An article which appeared in The Guardian as part of their Women in Leadership series on 6th May 2016.
How did you get your job?
When the coalition government was elected in 2010 I could see that arts, libraries, the youth service and everything else I cared about was going to be cut and so I joined the Labour Party as I wanted to stand up for social justice. I had been running European youth exchange projects and somehow I got onto the list to stand as an MEP. I was elected in May 2014.
What’s a typical day?
Four days a week, I work in the European parliament, and then from Friday to Sunday I work in my constituency. In the parliament, I go in very early, for example I’m involved with the European Internet Forum, working on issues such as child safety, so I might have a breakfast meeting about those concerns. After that, there’s more meetings with staff, colleagues, trade unions, business leaders, members of civil society and so on. I might spend time contributing to policy papers such as our current LGBTI strategy, and then there will be committee meetings. I’m on three committees and the meetings are generally three sessions over two days, each three hours long. In the parliament we have very direct contact with people who come to give testimonies about some of the crises we’re experiencing, such as the refugee crisis. It’s pretty much walking, talking, eating, policy-making. It’s a lot of peanuts, olives and crisps, and missed lunch breaks.
The best is being able to be a voice for people who have no voice - I choose to do a lot of work on human rights, especially women’s rights, children’s rights and the rights of people with disabilities. When I was selected, no-one knew who I was, but I have committed to being an accessible public servant. I’m very reachable in real life and on social media. I also love working with people from 28 different countries and finding common ground through consensus politics. This is grown-up politics. It’s very energising.
The worst is seeing the ‘grandstanding’ that happens in the plenary. A lot of MEPs who don’t believe in the European project love being on film. They make sure they speak in the parliament and then they tweet that out as though this is the real job of a parliamentarian, but actually the real work is done in the committees and the Eurosceptics hardly ever attend the committees. The next worst thing is that you can’t get a decent cup of tea in Brussels. I’ve given up drinking tea there.
Can you give us examples of any common stereotypes and misunderstandings?
One of the stereotypes of an MEP is that we are remote and distant. I’m trying to change that. When I’m not at the parliament in Europe, I’m often in my constituency. I spoke on a platform with Jeremy Corbyn on May Day in Burnley, for instance, and the day before that I spent four hours knocking on doors in the rain, ahead of local elections.

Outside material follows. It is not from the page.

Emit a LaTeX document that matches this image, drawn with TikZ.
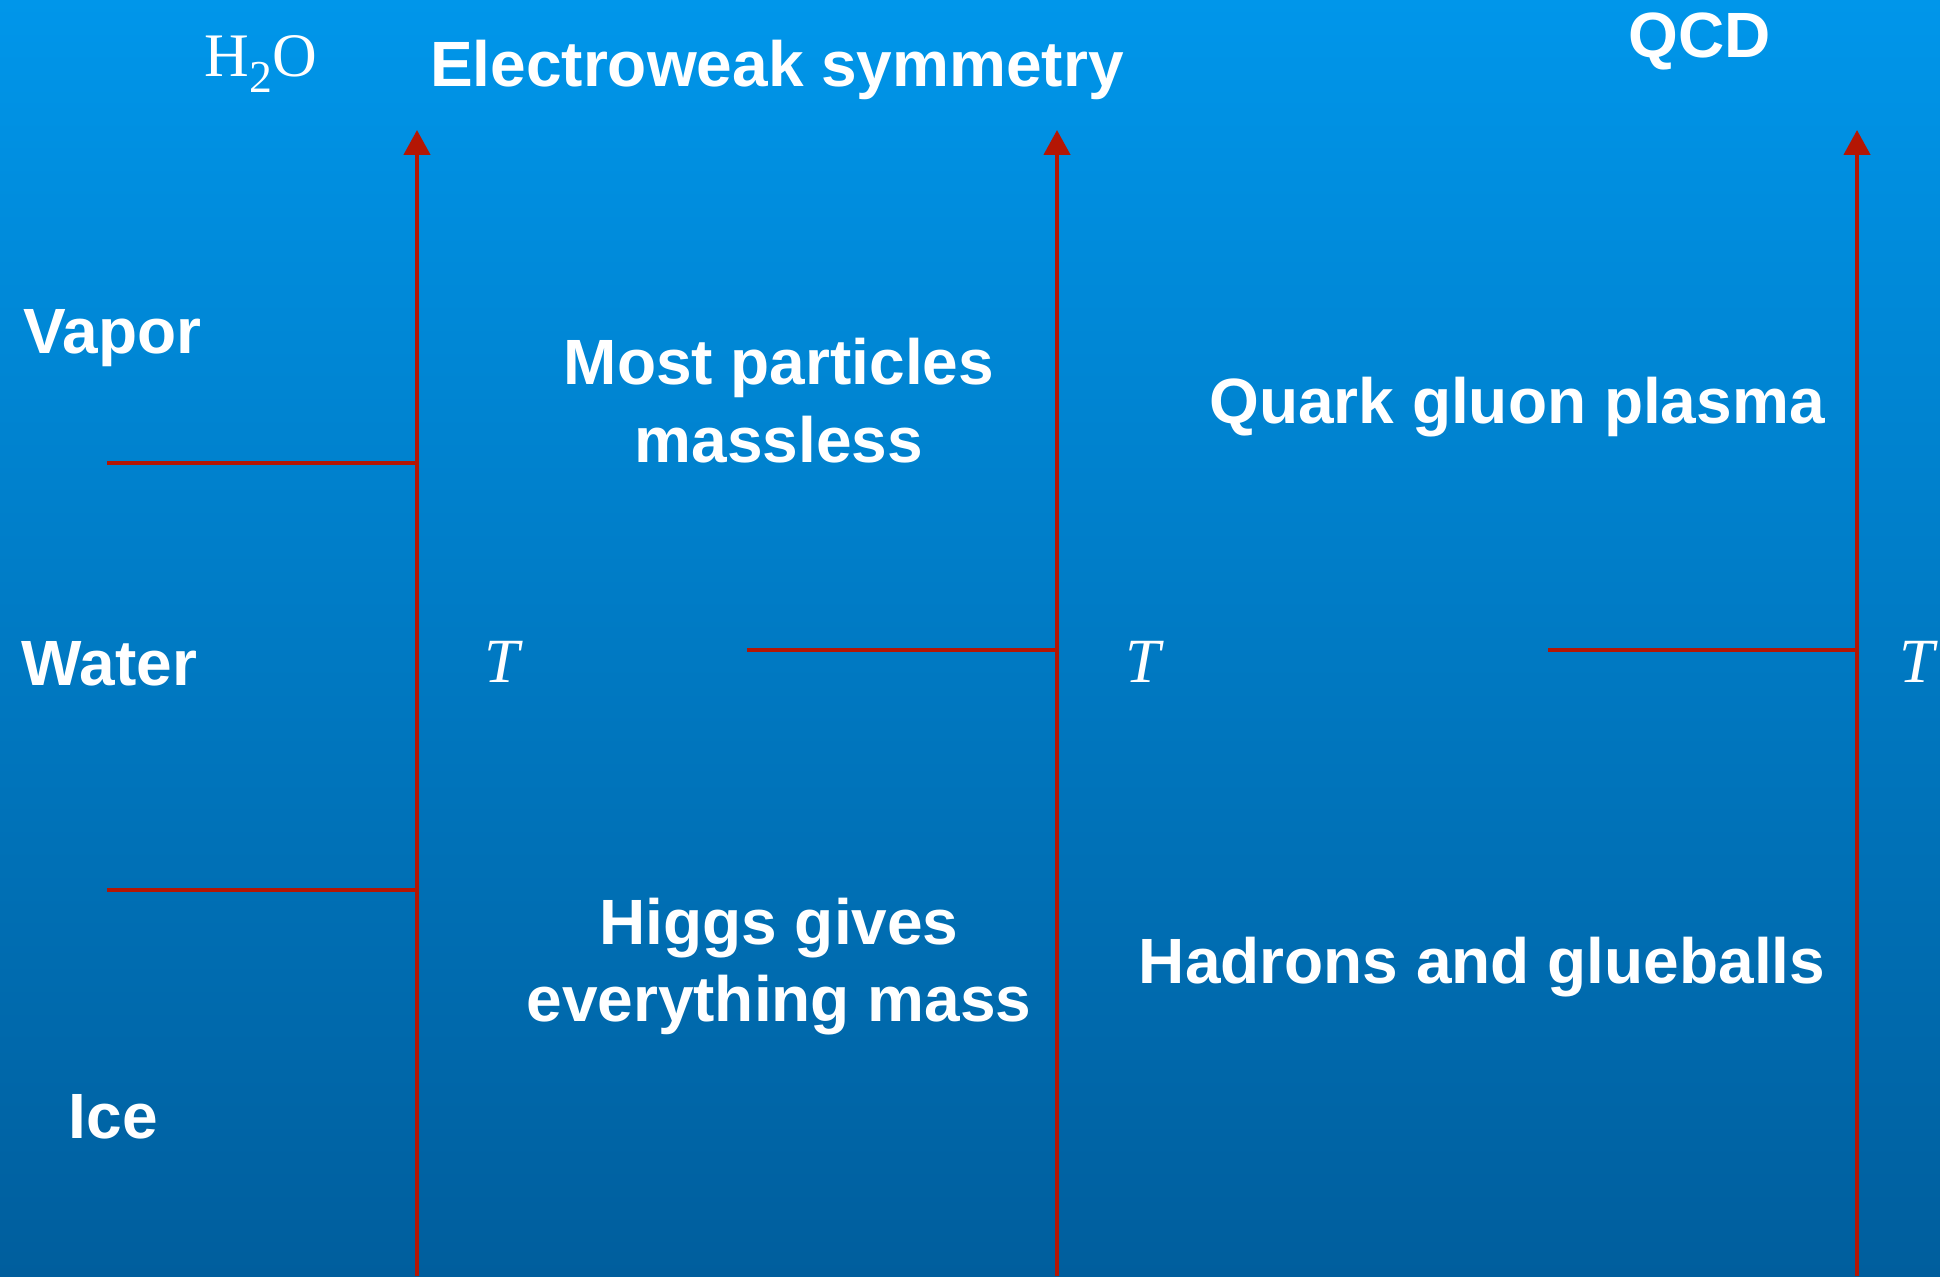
\documentclass[tikz,border=0pt]{standalone}
\usepackage{fontspec}
\setmainfont{Liberation Sans}
\newfontfamily\serifrm{Liberation Serif}
\usetikzlibrary{arrows.meta}
\definecolor{bgtop}{RGB}{0,150,234}
\definecolor{bgbot}{RGB}{0,94,157}
\definecolor{axisred}{RGB}{180,22,4}
\begin{document}
\begin{tikzpicture}[x=0.01cm,y=0.01cm,
  lbl/.style={font=\fontsize{18.2pt}{22pt}\selectfont\bfseries,text=white,inner sep=0pt},
  sym/.style={font=\fontsize{17.9pt}{22pt}\selectfont\serifrm\itshape,text=white,inner sep=0pt},
  chem/.style={font=\fontsize{17.6pt}{22pt}\selectfont\serifrm,text=white,inner sep=0pt},
  axisline/.style={draw=axisred,line width=1.25pt,-{Triangle[width=7.4pt,length=7.1pt]}},
  boundary/.style={draw=axisred,line width=1.4pt}]
\shade[top color=bgtop,bottom color=bgbot] (0,0) rectangle (1940,-1276);
\useasboundingbox (0,0) rectangle (1940,-1276);

% axes
\coordinate (A1b) at (417,-1276); \coordinate (A1t) at (417,-130);
\coordinate (A2b) at (1057,-1276); \coordinate (A2t) at (1057,-130);
\coordinate (A3b) at (1857,-1276); \coordinate (A3t) at (1857,-130);
\draw[axisline] (A1b) -- (A1t);
\draw[axisline] (A2b) -- (A2t);
\draw[axisline] (A3b) -- (A3t);

% phase boundaries
\coordinate (V0) at (107,-463); \coordinate (V1) at (417,-463);
\coordinate (I0) at (107,-890); \coordinate (I1) at (417,-890);
\coordinate (E0) at (747,-650); \coordinate (E1) at (1057,-650);
\coordinate (Q0) at (1548,-650); \coordinate (Q1) at (1857,-650);
\draw[boundary] (V0) -- (V1);
\draw[boundary] (I0) -- (I1);
\draw[boundary] (E0) -- (E1);
\draw[boundary] (Q0) -- (Q1);

% titles
\node[chem,anchor=base west] (h2o) at (204,-77) {H\raisebox{-4.3pt}{\fontsize{13pt}{15pt}\selectfont 2}O};
\node[lbl,anchor=base] (ew) at (777,-87) {Electroweak symmetry};
\node[lbl,anchor=base] (qcd) at (1700,-58) {QCD};

% water phases
\node[lbl,anchor=base west] (vapor) at (23,-353) {Vapor};
\node[lbl,anchor=base west] (water) at (21,-685) {Water};
\node[lbl,anchor=base west] (ice) at (68,-1138) {Ice};

% electroweak phases
\node[lbl,anchor=base] (mp1) at (779,-384) {Most particles};
\node[lbl,anchor=base] (mp2) at (779,-462) {massless};
\node[lbl,anchor=base] (hg1) at (779,-944) {Higgs gives};
\node[lbl,anchor=base] (hg2) at (779,-1021) {everything mass};

% QCD phases
\node[lbl,anchor=base] (qgp) at (1517,-423) {Quark gluon plasma};
\node[lbl,anchor=base] (had) at (1482,-983) {Hadrons and glueballs};

% temperature labels
\node[sym,anchor=base] (T1) at (502,-682) {T};
\node[sym,anchor=base] (T2) at (1143,-682) {T};
\node[sym,anchor=base] (T3) at (1917,-682) {T};
\end{tikzpicture}
\end{document}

In the UK we have neglected to tell the true story about Europe, about how and why the EU was created to maintain peace after the carnage of two world wars. Yes the EU is a trading bloc but you can’t trade with people if you are fighting them so trade ensures peaceful relations. We are ambassadors for our regions and help bring jobs and investment to the areas that need it most.
We need a big public education project about what it means to be European. Getting artists and entertainers to make a song and dance about the EU, is probably the best solution as people need to fall in love with the European Project again.
Did you have any expectations about life as an MEP which have changed since you’ve been elected?
I thought I would be able to go home regularly but that isn’t possible when you represent a huge constituency like mine which stretches from Crewe to Carlisle. I have a little house in a tiny village high up in the North Pennine hills with no public transport nearby so I can only manage about one night at home every 3 weeks. I also do a lot of international work which I did not expect, meeting parliamentarians from other countries outside the EU. For example I have some responsibilities for relations with Bosnia Herzegovina and Kosovo, and last year I spoke in the French Senate on behalf of Rwandan genocide victims. The biggest surprise was all the human rights work that has come my way. I was able to get a Bahraini blogger released from prison because of my actions and have criticised other governments that are closing down civil society.
How do we get more women into the field?
European politics is grownup and female-friendly. Over half the Labour MEPs are women and we have a female leader, Glenis Willmott. So I think Europe is where it’s at for women, because consensus politics is modern, progressive, courteous, peaceful and pragmatic politics, absolutely concerned with finding common ground rather than with differences. I wish we had a similar system in the UK. I think that the male-dominated, braying, shouty, adversarial style of politics in the UK is very off-putting for women, so we need to challenge the actual culture of the political class.